Читать «Избранное : Феноменология австрийской культуры» онлайн - страница 180

Александр Викторович Михайлов

Поэтому, если наметить основные контуры чрезмерно громоздкой в своей понятийной части эстетики Циммермана, то они в общем и целом совпадут с чрезмерно хрупкими построениями эстетики Ганслика — на их «логическом» полюсе, «Художественно-прекрасное, равно как и безобразное явления духа, — писал Циммерман, — предполагают в том, что они нравятся или не нравятся, завершенное[69] представление. Как первое, так и второе свободны как таковые от субъективных возбуждений, от вмешательства «частного духа» <Privatgeist>. Ни красота, ни безобразие явлений духа не имеют ничего общего с неопределенными или материальными чувствами, которые либо сопровождают явление духа в его завершенном представлении[70], либо возникают вследствие незавершенного его представления, то есть не имеют ничего общего со всем тем, что держится либо содержания данного явления, либо сущности индивидуального духа, в котором происходит явление. Если такие чувства приятны, то прекрасное явление духа приобретает благодаря им некоторую безразличную для него и избыточную прелесть; если они неприятны, то они пропадают для рассмотрения, привыкшего и способного посвящать себя лишь форме. Безобразное явление обычно прикрывается пикантным украшением чувства, ничуть, однако, не ослепляя тем эстетическое суждение, держащееся исключительно одной формы»[71].

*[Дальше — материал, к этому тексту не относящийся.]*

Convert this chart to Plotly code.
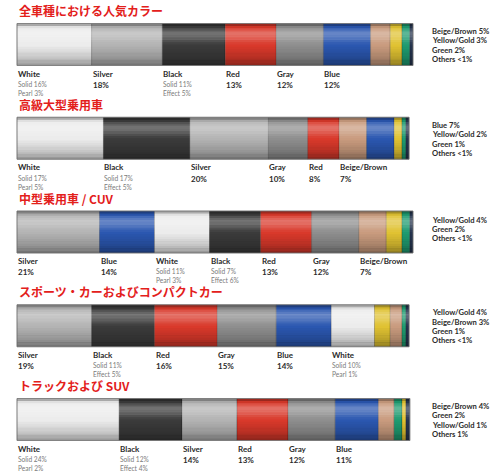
import plotly.graph_objects as go

# ---------------- data ----------------
titles = ["全車種における人気カラー", "高級大型乗用車", "中型乗用車 / CUV",
          "スポーツ・カーおよびコンパクトカー", "トラックおよび SUV"]

r1_names = ["White", "Silver", "Black", "Red", "Gray", "Blue", "Beige/Brown", "Yellow/Gold", "Green", "Others"]
r1_values = [19, 18, 16, 13, 12, 12, 5, 3, 2, 0.8]
r1_pct = ["19%", "18%", "16%", "13%", "12%", "12%", "5%", "3%", "2%", "<1%"]
r1_sub = [["Solid 16%", "Pearl 3%"], None, ["Solid 11%", "Effect 5%"], None, None, None, None, None, None, None]
r1_below = 6

r2_names = ["White", "Black", "Silver", "Gray", "Red", "Beige/Brown", "Blue", "Yellow/Gold", "Green", "Others"]
r2_values = [22, 22, 20, 10, 8, 7, 7, 2, 1, 0.8]
r2_pct = ["22%", "22%", "20%", "10%", "8%", "7%", "7%", "2%", "1%", "<1%"]
r2_sub = [["Solid 17%", "Pearl 5%"], ["Solid 17%", "Effect 5%"], None, None, None, None, None, None, None, None]
r2_below = 6

r3_names = ["Silver", "Blue", "White", "Black", "Red", "Gray", "Beige/Brown", "Yellow/Gold", "Green", "Others"]
r3_values = [21, 14, 14, 13, 13, 12, 7, 4, 2, 0.8]
r3_pct = ["21%", "14%", "14%", "13%", "13%", "12%", "7%", "4%", "2%", "<1%"]
r3_sub = [None, None, ["Solid 11%", "Pearl 3%"], ["Solid 7%", "Effect 6%"], None, None, None, None, None, None]
r3_below = 7

r4_names = ["Silver", "Black", "Red", "Gray", "Blue", "White", "Yellow/Gold", "Beige/Brown", "Green", "Others"]
r4_values = [19, 16, 16, 15, 14, 11, 4, 3, 1, 0.8]
r4_pct = ["19%", "16%", "16%", "15%", "14%", "11%", "4%", "3%", "1%", "<1%"]
r4_sub = [None, ["Solid 11%", "Effect 5%"], None, None, None, ["Solid 10%", "Pearl 1%"], None, None, None, None]
r4_below = 6

r5_names = ["White", "Black", "Silver", "Red", "Gray", "Blue", "Beige/Brown", "Green", "Yellow/Gold", "Others"]
r5_values = [26, 16, 14, 13, 12, 11, 4, 2, 1, 1]
r5_pct = ["26%", "16%", "14%", "13%", "12%", "11%", "4%", "2%", "1%", "1%"]
r5_sub = [["Solid 24%", "Pearl 2%"], ["Solid 12%", "Effect 4%"], None, None, None, None, None, None, None, None]
r5_below = 6

rows = [
    (r1_names, r1_values, r1_pct, r1_sub, r1_below),
    (r2_names, r2_values, r2_pct, r2_sub, r2_below),
    (r3_names, r3_values, r3_pct, r3_sub, r3_below),
    (r4_names, r4_values, r4_pct, r4_sub, r4_below),
    (r5_names, r5_values, r5_pct, r5_sub, r5_below),
]

# ---------------- styles ----------------
colors = {
    "White": "#ececec", "Silver": "#b3b3b3", "Black": "#3b3b3b", "Red": "#d9392b",
    "Gray": "#8e8e8e", "Blue": "#2b57b0", "Beige/Brown": "#c99b7e", "Yellow/Gold": "#e0c232",
    "Green": "#1e9b70", "Others": "#263550",
}
BAR_W = 0.448
LABEL_FONT = "Lato, 'Open Sans', sans-serif"
TITLE_FONT = "'Noto Sans CJK JP', sans-serif"

fig = go.Figure()

# segments
nseg = len(r1_names)
for k in range(nseg):
    xs, bases, cols, ys, txt = [], [], [], [], []
    for i, (names, values, pct, sub, nb) in enumerate(rows):
        xs.append(values[k])
        bases.append(sum(values[:k]))
        cols.append(colors[names[k]])
        ys.append(i)
        txt.append(f"{names[k]} {pct[k]}")
    fig.add_trace(go.Bar(
        x=xs, y=ys, base=bases, orientation="h", width=BAR_W,
        marker=dict(color=cols, line=dict(width=0.6, color="rgba(0,0,0,0.3)")),
        hovertext=txt, hoverinfo="text", showlegend=False,
    ))

# cylinder shading (smooth vertical profile, top -> bottom)
totals = [sum(r[1]) for r in rows]
ys_all = list(range(len(rows)))
profile = [-0.28, -0.05, 0.12, 0.22, 0.28, 0.26, 0.18, 0.10, 0.04, 0.0,
           -0.03, -0.06, -0.09, -0.12, -0.16, -0.21, -0.27, -0.35]
nb_ = len(profile)
for j, a in enumerate(profile):
    if a == 0:
        continue
    c = f"rgba(255,255,255,{a:.2f})" if a > 0 else f"rgba(0,0,0,{-a:.2f})"
    fig.add_trace(go.Bar(
        x=totals, y=ys_all, base=[0] * len(totals), orientation="h",
        width=BAR_W / nb_ * 1.02, offset=-BAR_W / 2 + BAR_W * j / nb_,
        marker=dict(color=c, line=dict(width=0)),
        hoverinfo="skip", showlegend=False,
    ))
# outline
fig.add_trace(go.Bar(
    x=totals, y=ys_all, base=[0] * len(totals), orientation="h", width=BAR_W,
    marker=dict(color="rgba(0,0,0,0)", line=dict(width=0.8, color="#7a7a7a")),
    hoverinfo="skip", showlegend=False,
))

ann = []
for i, (names, values, pct, sub, nb) in enumerate(rows):
    # title
    ann.append(dict(x=17 / 500, xref="paper", y=i, yref="y", yshift=34,
                    text=f"<b>{titles[i]}</b>", showarrow=False, xanchor="left", yanchor="middle",
                    font=dict(family=TITLE_FONT, size=12, color="#e3201b")))
    # labels below bar
    for k in range(nb):
        x0 = sum(values[:k])
        ann.append(dict(x=x0, y=i, yshift=-29, text=f"<b>{names[k]}</b>", showarrow=False,
                        xanchor="left", yanchor="middle", borderpad=0,
                        font=dict(family=LABEL_FONT, size=8, color="#2b2b2b")))
        if sub[k] is None:
            ann.append(dict(x=x0, y=i, yshift=-34.3, text=f"<b>{pct[k]}</b>", showarrow=False,
                            xanchor="left", yanchor="top", borderpad=0,
                            font=dict(family=LABEL_FONT, size=8, color="#2b2b2b")))
        else:
            ann.append(dict(x=x0, y=i, yshift=-34.3, text="<br>".join(sub[k]), showarrow=False,
                            xanchor="left", yanchor="top", align="left", borderpad=0,
                            font=dict(family=LABEL_FONT, size=6.6, color="#7a7a7a")))
    # list on the right
    rest = list(range(nb, len(names)))
    top = 13.5 if len(rest) >= 4 else 12.5
    for j, k in enumerate(rest):
        ann.append(dict(x=431 / 500, xref="paper", y=i, yshift=top - 9.4 * j,
                        text=f"<b>{names[k]} {pct[k]}</b>", showarrow=False,
                        xanchor="left", yanchor="middle", borderpad=0,
                        font=dict(family=LABEL_FONT, size=7.6, color="#2b2b2b")))

px_per_unit = 396 / totals[0]
fig.update_layout(
    width=500, height=472, margin=dict(l=0, r=0, t=0, b=0),
    paper_bgcolor="white", plot_bgcolor="white", barmode="overlay",
    xaxis=dict(range=[-17 / px_per_unit, (500 - 17) / px_per_unit], visible=False, fixedrange=True),
    yaxis=dict(range=[(472 - 44.5) / 93.75, -44.5 / 93.75], visible=False, fixedrange=True),
    annotations=ann, showlegend=False,
)
fig.write_html("out.html", config={"displayModeBar": False},
               post_script="document.body.style.margin='0';")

Ганслик и Циммерман, каждый своими путями, пришли к представлению чего-то подобного «эстетическому в себе», «эстетическому объекту в себе», «музыкальному произведению в себе». Последнее обходится без субъективности восприятия, с трудом находит для себя адекватного слушателя и — в конце концов — не очень нуждается, как таковое, в восприятии. «Самый дерзкий представитель формалистической эстетики, Циммерман, — замечал Г. Лотце, — считает вполне возможной музыку, при слушании которой вообще нельзя ничего чувствовать. Будь такая музыка возможна, она слишком напоминала бы научные тезисы, при чтении которых невозможно что-либо думать»[72]. Эстетическая вещь в себе весьма напоминает «истину в себе» Больцано такую истину, которая вечна и даже не будучи познана никем более, все же познана Богом и «постоянно представляема в его рассудке» («Наукоучение», § 25) — напоминает тем более, что все эстетическое выводится у Циммермана за пределы исторического, изменчивого и принадлежит, таким образом, сфере вечного. «Истина художественного произведения — это духовная истина»[73], причем «духовное» — это и умственное, интеллектуальное. Один из историков эстетики XIX века, Р. Валлашек, ядовито заметил: «Опасность, на которую указывали мы, разбирая учение Гербарта, — прекрасное ничем более не отличается от истинного, — перестала быть таковой у Циммермана, она сделалась реальным фактом»[74]. Сам Больцано не был сторонником столь односторонне-интеллектуалистического подхода к искусству: «Неясно, почему и как должны мы отбрасывать все, что связано с позицией зрителя, восхищающегося или критикующего»[75]. Точно так же он не мог уразуметь, гючему материал должен быть безразличен для художественного произведения (так по Гербарту)[76].